The Luria court also determined that the government had further breached the contract by failing to make timely revisions and by imposing an unreasonable trial and error method of excavation upon plaintiff.6

The principal premise of “results” and “performance” contracts is to obtain a specific result. With these contracts, the risk of achieving the result generally lies with the contractor.7 However, when the contractor must perform according to detailed plans and specifications, the owner is responsible for the result if the contractor follows those plans and specifications. The underlying premise is that the owner’s knowledge and control over the project are superior to those of the contractor.

Liability for Sole Source of Supply or Subcontractor
When an owner specifies a material or subcontractor for its project, the contractor may have entitlement to recovery of its damages if the material fails or the subcontractor does not perform. The justification is that the contractor did not have the opportunity to evaluate the suitability of the material or the capability of the subcontractor, and that bids would be higher if the contractor retained those risks.8

Liability for Differing Site Conditions
The owner may be liable for increased contractor costs that result from site conditions that differ materially from those represented in the contract documents (a Type I differing site condition). The contractor must usually meet the following requirements to successfully recover its increased costs from encountering a Type I differing site condition or changed condition:

  1. The contract documents must have affirmatively indicated or represented the subsurface or latent physical conditions that form the basis of plaintiff’s claim;
  2. The contractor must have acted as a reasonably prudent contractor in interpreting the contract documents;
  3. The contractor must have reasonably relied on the indications of subsurface or latent physical conditions in the contract;
  4. The subsurface or latent physical conditions actually encountered within the contract area must have differed materially from the conditions indicated in the same contract area;
  5. The actual subsurface conditions or latent physical conditions encountered must have been reasonably unforeseeable; and
  6. The contractor’s claimed excess costs must be shown to be solely attributable to the materially different subsurface or latent physical conditions within the contract site.9

Contractors may also be entitled to obtain recovery for Type II differing site conditions, which are:

Unknown physical conditions at the site, of an unusual nature, which differ materially from those ordinarily encountered and generally recognized as inhering in work of the character provided for in the contract.10

Liability for Delay as a Result of Defective Specifications
Delay damages resulting from defective and deficient specifications have also been awarded in the following cases:

  • Essex Electro Engineers v. Danzig, 224 F.3d 1283 (Fed. Cir. 2000) (delay damages arising from the impact of defective government-provided drawings);
  • Public Constructors, Inc. v. New York, 390 N.Y.S.2d 481 (App. Div. 1977) (misrepresenting subsurface condition and failure to disclose boring logs and other subsurface information);
  • Chaney & James Construction Co. v. United States, 421 F.2d 728 (Ct. C1. 1970) (defective specifications for elevation of roof leader drain pipe, location of fire pump drains, and roof washdown system);
  • H. John Homan Co., Inc. v. United States, 418 F.2d 522 (Ct. Cl. 1969) (defective site survey);
  • County Asphalt Inc. v. New York, 311 N.Y.S.2d 650 (Ct. Cl. 1969) (State responsible for damages resulting from its gross misrepresentation of the quantity of select borrow required for the project);
  • J.T. Hedin Construction Company Inc., 347 F.2d 235 (Ct. Cl. 1965) (faulty specifications for piles, spread footings, and sewer system); and
  • Laburnum Construction Corporation v. United States, 325 F.2d 451 (Ct. Cl. 1963) (improper alignment for proposed 16‑inch pipeline).
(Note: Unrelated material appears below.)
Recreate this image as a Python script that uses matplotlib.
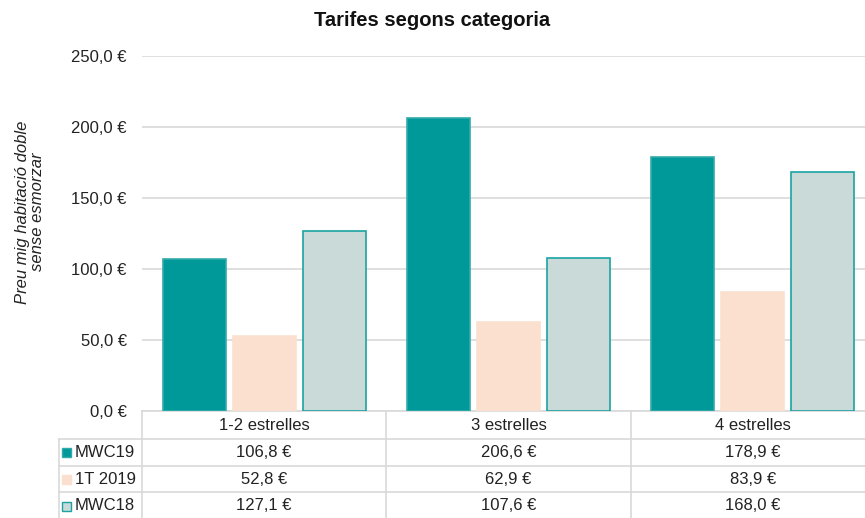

1     Helene Curtis Industries, Inc. v. United States, 312 F.2d 774 (Ct. Cl. 1963).

2     See, e.g., Nat Harrison Assoc. v. Gulf States Utilities Co., 491 F.2d 578 (5th Cir. 1974).

3     Bromley Contracting Company, ASBCA 14884, 16045 72-1 BCA ¶ 9252 (1972).

4     Luria Bros. & Co. v. United States, 177 Ct. Cl. 676, 369 F.2d 701, 707, 713 (1966); see also Pennsylvania v. W.P. Dickerson & Son, Inc., 400 A.2d 930 (Pa. Commonwealth Ct. 1979), where the contractor was entitled to recover additional costs and expenses for removing and testing beams constructed in accordance with State specifications.

5     Id. at 707-08.

6     Id. at 708.

7     See, e.g., Lewis v. Anchorage Asphalt Paving & Co., 535 P.2d 1188, 1196 n.19 (Alaska 1975); Kansas Turnpike Auth. v. Abramson, 275 F.2d 711 (10th Cir.), cert. denied 363 U.S. 813 (1960).

8     See, e.g., Appeal of Jacksonville Shipyards, Inc., ASBCA No. 32,300 (July 11, 1986); Appeal of Amos & Andrews Plumbing, Inc., ASBCA No. 29,142 (April 23, 1986).

9    Youngdale & Sons Constr. Co. v. United States, 27 Fed Cl. 516 (1993).

10   48 C.F.R. 52.236-2 (2004) (federal differing site condition clause).